Failure to do so often results in a country finding itself in a quandary when negotiating trade liberalisation issues at the WTO and regional negotiations.

This problem largely affects poor countries as they often make liberalisation commitments that are not in sync with their domestic economic growth policies.

Instead of domestic policies shaping their external engagements, the opposite happens. Hence the usual defensiveness and sense that things are being forced down their throats by powerful countries, especially while negotiating under the WTO’s General Agreement on Trade in Services.

With regard to assessing and understanding domestic growth challenges, SA seems to have put its right foot forward.

In February last year its most promising economic growth initiative, the Accelerated and Shared Growth Initiative of SA (AsgiSA), was launched.

AsgiSA was developed after consultations among various stakeholders and enjoys widespread stakeholder support.

Its objective is to halve unemployment and poverty by 2014 and it recognises that this can only be done if the country’s average economic growth consistently increases to about 6% by 2010.

Yet coming up with such a clearly articulated economic growth strategy is only a good first step.

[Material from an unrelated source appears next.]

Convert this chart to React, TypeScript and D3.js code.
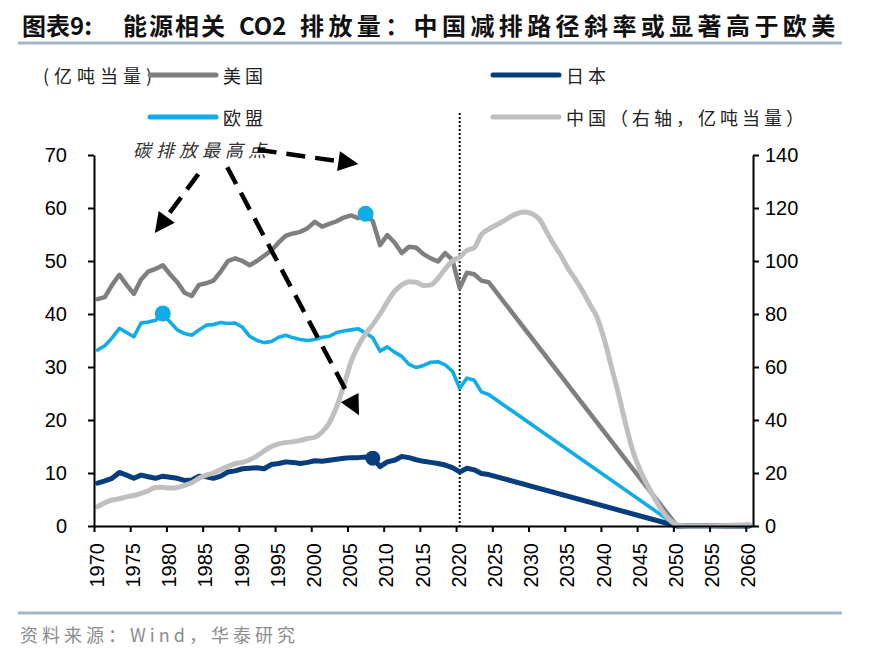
import React, { useEffect, useRef } from "react";
import * as d3 from "d3";

// categories
const years = d3.range(1970, 2061);
const tickYears = d3.range(1970, 2061, 5);
const leftTicks = [0, 10, 20, 30, 40, 50, 60, 70];
const rightTicks = [0, 20, 40, 60, 80, 100, 120, 140];

// 1970-2024, 亿吨当量
const histYears = d3.range(1970, 2025);
const usValues = [
  42.8, 43.2, 45.5, 47.4, 45.5, 43.8, 46.5, 48.0, 48.5, 49.2,
  47.5, 46.0, 44.0, 43.4, 45.5, 45.8, 46.3, 48.0, 50.0, 50.5,
  50.0, 49.2, 50.0, 51.0, 52.0, 53.5, 54.8, 55.2, 55.5, 56.2,
  57.4, 56.5, 57.0, 57.5, 58.2, 58.6, 58.1, 58.9, 57.5, 53.0,
  54.9, 53.5, 51.5, 52.7, 52.5, 51.3, 50.5, 49.9, 51.5, 50.2,
  44.9, 47.8, 47.5, 46.3, 46.0,
];
const euValues = [
  33.2, 34.0, 35.5, 37.3, 36.5, 35.7, 38.3, 38.5, 38.8, 40.1,
  38.5, 37.0, 36.3, 36.0, 37.0, 37.9, 38.0, 38.4, 38.2, 38.3,
  37.5, 35.8, 35.0, 34.6, 34.8, 35.6, 36.0, 35.5, 35.2, 35.0,
  35.2, 35.6, 35.8, 36.5, 36.8, 37.0, 37.2, 36.4, 35.5, 33.0,
  33.8, 32.8, 32.0, 30.5, 29.9, 30.3, 30.9, 31.0, 30.4, 29.2,
  26.0, 27.9, 27.5, 25.3, 24.8,
];
const jpValues = [
  8.1, 8.5, 9.0, 10.1, 9.6, 9.0, 9.6, 9.3, 9.0, 9.4,
  9.2, 9.0, 8.6, 8.7, 9.4, 9.3, 9.0, 9.4, 10.2, 10.4,
  10.8, 10.9, 11.0, 10.8, 11.6, 11.8, 12.1, 12.0, 11.8, 12.0,
  12.3, 12.2, 12.4, 12.6, 12.8, 12.9, 12.9, 13.0, 12.8, 11.2,
  12.1, 12.4, 13.1, 12.9, 12.5, 12.2, 12.0, 11.8, 11.5, 11.0,
  10.2, 10.9, 10.6, 9.9, 9.7,
];
// target path end points (year, value)
const netZeroPoints: [number, number][] = [
  [2050, 0],
  [2060, 0],
];
// 中国 1970-2060, right axis
const chinaValues = [
  7.3, 8.8, 9.8, 10.3, 11.0, 11.5, 12.3, 13.3, 14.5, 14.6,
  14.3, 14.5, 15.3, 16.3, 18.0, 19.2, 20.0, 21.3, 22.5, 23.5,
  24.0, 25.0, 26.5, 28.3, 30.0, 31.0, 31.5, 31.8, 32.3, 33.0,
  33.5, 35.5, 39.0, 45.0, 53.0, 62.0, 68.0, 72.5, 76.0, 80.0,
  84.5, 88.5, 91.0, 92.2, 92.0, 90.8, 91.0, 93.5, 97.0, 100.0,
  101.5, 104.0, 105.0, 110.0, 112.0, 113.5, 115.0, 116.7, 118.0, 118.5,
  117.8, 115.8, 111.0, 106.2, 102.0, 97.0, 93.0, 88.5, 83.5, 78.5,
  70.0, 59.6, 49.0, 37.5, 27.5, 20.5, 15.0, 10.0, 5.5, 2.3,
  0.5, 0.1, 0, 0, 0, 0, 0.1, 0.2, 0.3, 0.4, 0.5,
];

const peakYears = { eu: 1979, us: 2007, jp: 2008 };

const COLORS = {
  us: "#7f7f7f",
  jp: "#063d7c",
  eu: "#10ace8",
  cn: "#bfbfbf",
};

// annotation arrows, in (year, left-axis value)
const arrows: { from: [number, number]; to: [number, number] }[] = [
  { from: [1984.4, 66.4], to: [1978.4, 55.3] },
  { from: [1992.6, 71.0], to: [2006.5, 68.3] },
  { from: [1988.4, 67.7], to: [2006.6, 20.9] },
];

const CJK = "'Noto Sans CJK SC', 'Noto Sans', sans-serif";
const LATIN = "'Liberation Sans', Arial, sans-serif";

export default function App() {
  const ref = useRef<SVGSVGElement | null>(null);

  useEffect(() => {
    document.body.style.margin = "0";
    const svg = d3.select(ref.current);
    svg.selectAll("*").remove();

    const plot = { left: 94, right: 753, top: 155, bottom: 526 };

    const x = d3
      .scaleBand<number>()
      .domain(years)
      .range([plot.left, plot.right]);
    const cx = (yr: number) => (x(yr) ?? 0) + x.bandwidth() / 2;
    const xLin = d3
      .scaleLinear()
      .domain([1970, 2061])
      .range([plot.left, plot.right]);
    const yL = d3.scaleLinear().domain([0, 70]).range([plot.bottom, plot.top]);
    const yR = d3.scaleLinear().domain([0, 140]).range([plot.bottom, plot.top]);

    // Title
    const title = svg
      .append("text")
      .attr("y", 35)
      .attr("font-family", CJK)
      .attr("font-weight", 700)
      .attr("font-size", 24)
      .attr("fill", "#111");
    title.append("tspan").attr("x", 22).text("图表9:");
    title.append("tspan").attr("x", 123).attr("letter-spacing", 2).text("能源相关");
    title.append("tspan").attr("x", 239).text("CO2");
    title
      .append("tspan")
      .attr("x", 300)
      .attr("letter-spacing", 4.4)
      .text("排放量：中国减排路径斜率或显著高于欧美");

    svg
      .append("line")
      .attr("x1", 18)
      .attr("x2", 842)
      .attr("y1", 43)
      .attr("y2", 43)
      .attr("stroke", "#a6b6c9")
      .attr("stroke-width", 3);

    // Footer
    svg
      .append("line")
      .attr("x1", 18)
      .attr("x2", 842)
      .attr("y1", 613)
      .attr("y2", 613)
      .attr("stroke", "#a6b6c9")
      .attr("stroke-width", 3);
    svg
      .append("text")
      .attr("x", 20)
      .attr("y", 634)
      .attr("dominant-baseline", "central")
      .attr("font-family", CJK)
      .attr("font-size", 18)
      .attr("letter-spacing", 4)
      .attr("fill", "#8c8c8c")
      .text("资料来源：Wind，华泰研究");

    // Legend
    const legendText = (tx: number, ty: number, label: string) =>
      svg
        .append("text")
        .attr("x", tx)
        .attr("y", ty)
        .attr("dominant-baseline", "central")
        .attr("font-family", CJK)
        .attr("font-size", 18)
        .attr("letter-spacing", 4)
        .attr("fill", "#222")
        .text(label);

    legendText(43, 75, "(亿吨当量)").attr("letter-spacing", 5);

    const legendItems = [
      { label: "美国", color: COLORS.us, lx: 150, ly: 75 },
      { label: "日本", color: COLORS.jp, lx: 493, ly: 75 },
      { label: "欧盟", color: COLORS.eu, lx: 150, ly: 117 },
      { label: "中国（右轴，亿吨当量）", color: COLORS.cn, lx: 493, ly: 117 },
    ];
    legendItems.forEach((d) => {
      svg
        .append("line")
        .attr("x1", d.lx)
        .attr("x2", d.lx + 66)
        .attr("y1", d.ly)
        .attr("y2", d.ly)
        .attr("stroke", d.color)
        .attr("stroke-width", 5)
        .attr("stroke-linecap", "round");
      legendText(d.lx + 73, d.ly, d.label);
    });

    // 2020 divider
    svg
      .append("line")
      .attr("x1", cx(2020))
      .attr("x2", cx(2020))
      .attr("y1", 113)
      .attr("y2", plot.bottom)
      .attr("stroke", "#111")
      .attr("stroke-width", 2)
      .attr("stroke-dasharray", "2 2");

    // Lines
    type Pt = { year: number; value: number };
    const withTail = (vals: number[]): Pt[] => [
      ...histYears.map((yr, i) => ({ year: yr, value: vals[i] })),
      ...netZeroPoints.map(([yr, v]) => ({ year: yr, value: v })),
    ];
    const lineL = d3
      .line<Pt>()
      .x((d) => cx(d.year))
      .y((d) => yL(d.value));
    const lineR = d3
      .line<Pt>()
      .x((d) => cx(d.year))
      .y((d) => yR(d.value))
      .curve(d3.curveMonotoneX);

    const series = [
      { key: "us", data: withTail(usValues), width: 4.5 },
      { key: "jp", data: withTail(jpValues), width: 5 },
      { key: "eu", data: withTail(euValues), width: 3.6 },
    ] as const;
    series.forEach((s) => {
      svg
        .append("path")
        .datum(s.data as Pt[])
        .attr("fill", "none")
        .attr("stroke", COLORS[s.key])
        .attr("stroke-width", s.width)
        .attr("stroke-linejoin", "round")
        .attr("stroke-linecap", "round")
        .attr("d", lineL);
    });
    svg
      .append("path")
      .datum(years.map((yr, i) => ({ year: yr, value: chinaValues[i] })))
      .attr("fill", "none")
      .attr("stroke", COLORS.cn)
      .attr("stroke-width", 5)
      .attr("stroke-linejoin", "round")
      .attr("stroke-linecap", "round")
      .attr("d", lineR);

    // Peak markers
    const peaks = [
      { yr: peakYears.eu, v: euValues[peakYears.eu - 1970], color: COLORS.eu, r: 8 },
      { yr: peakYears.us, v: usValues[peakYears.us - 1970], color: COLORS.eu, r: 8 },
      { yr: peakYears.jp, v: jpValues[peakYears.jp - 1970], color: COLORS.jp, r: 7.5 },
    ];
    svg
      .selectAll(".peak")
      .data(peaks)
      .enter()
      .append("circle")
      .attr("class", "peak")
      .attr("cx", (d) => cx(d.yr))
      .attr("cy", (d) => yL(d.v))
      .attr("r", (d) => d.r)
      .attr("fill", (d) => d.color);

    // Axes
    const styleAxis = (g: d3.Selection<SVGGElement, unknown, null, undefined>) => {
      g.select(".domain").attr("stroke", "#000").attr("stroke-width", 2);
      g.selectAll(".tick line").attr("stroke", "#000").attr("stroke-width", 2);
      g.selectAll(".tick text")
        .attr("fill", "#000")
        .style("font-family", LATIN)
        .style("font-size", "20px");
    };

    const gL = svg
      .append("g")
      .attr("transform", `translate(${plot.left},0)`)
      .call(d3.axisLeft(yL).tickValues(leftTicks).tickSize(6).tickSizeOuter(0).tickPadding(21));
    styleAxis(gL);

    const gR = svg
      .append("g")
      .attr("transform", `translate(${plot.right},0)`)
      .call(d3.axisRight(yR).tickValues(rightTicks).tickSize(6).tickSizeOuter(0).tickPadding(6));
    styleAxis(gR);

    const gB = svg
      .append("g")
      .attr("transform", `translate(0,${plot.bottom})`)
      .call(
        d3
          .axisBottom(xLin)
          .tickValues(tickYears)
          .tickSize(6)
          .tickSizeOuter(0)
          .tickFormat(d3.format("d")) as any,
      );
    styleAxis(gB);
    gB.selectAll(".tick text")
      .attr("transform", "rotate(-90)")
      .attr("text-anchor", "end")
      .attr("x", -17)
      .attr("y", 2)
      .attr("dy", "0.36em");

    // Annotation
    svg
      .append("text")
      .attr("x", xLin(1975.4))
      .attr("y", yL(69.6))
      .attr("font-family", CJK)
      .attr("font-style", "italic")
      .attr("font-size", 18)
      .attr("letter-spacing", 5)
      .attr("fill", "#333")
      .text("碳排放最高点");

    arrows.forEach((a) => {
      const x1 = xLin(a.from[0]);
      const y1 = yL(a.from[1]);
      const x2 = xLin(a.to[0]);
      const y2 = yL(a.to[1]);
      const ang = Math.atan2(y2 - y1, x2 - x1);
      const headLen = 20;
      const headW = 10;
      const bx = x2 - headLen * Math.cos(ang);
      const by = y2 - headLen * Math.sin(ang);
      svg
        .append("line")
        .attr("x1", x1)
        .attr("y1", y1)
        .attr("x2", bx)
        .attr("y2", by)
        .attr("stroke", "#000")
        .attr("stroke-width", 4.5)
        .attr("stroke-dasharray", "19 10");
      const px = -Math.sin(ang);
      const py = Math.cos(ang);
      svg
        .append("polygon")
        .attr(
          "points",
          [
            [x2, y2],
            [bx + px * headW, by + py * headW],
            [bx - px * headW, by - py * headW],
          ]
            .map((p) => p.join(","))
            .join(" "),
        )
        .attr("fill", "#000");
    });
  }, []);

  return <svg ref={ref} width={870} height={657} style={{ display: "block", background: "#fff" }} />;
}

More needs to be done to align the agreed domestic economic policy strategies to SA’s overall trade policy or strategy.

Again the importance of the services sector cannot be over-emphasised. For instance, at least three of the six “binding” constraints to growth (which the initiative seeks to address) identified by the AsgiSA report concern the services sector and trade in services: inadequacies and efficiencies of the “national logistics system” (infrastructure services); shortages of suitably skilled labour (movement of natural persons); and barriers to entry, limits to competition and limited new investment opportunities (this is also true in services like telecommunications).

It should be noted that different services modes and sectors are interrelated and supportive of one another, such that the liberalisation of core infrastructure services would in most instances call for reforms in immigration policies to allow services providers to complement it.

This is because a shortage of human skills can cripple efforts to develop services sectors.

While SA’s recent efforts to increase its skills base are acknowledged, a lot still needs to be done to ensure immigration policy tallies with the AsgiSA vision. Long-term success requires effective engagement in global competition to attract needed talent.

Having identified these obstacles, it is now imperative for SA’s commitments in services trade liberalisation to reflect efforts to address its domestic needs.

AsgiSA can be promoted through more liberalisation in identified sectors in the WTO.

Such a process, however, should not be tied to the WTO, where most countries negotiate with a mercantilist mindset.

Other avenues such as unilateral liberalisation would perhaps best promote AsgiSA, but such reforms could then be locked in through WTO commitments.

Such a move would clearly offend the mercantilist spirit, which will see it as simply “giving” trade partners market access free, but it would push SA’s domestic agenda in a multilateral setting.

The views expressed in this publication/article are those of the author/s and do not necessarily reflect the views of the South African Institute of International Affairs (SAIIA).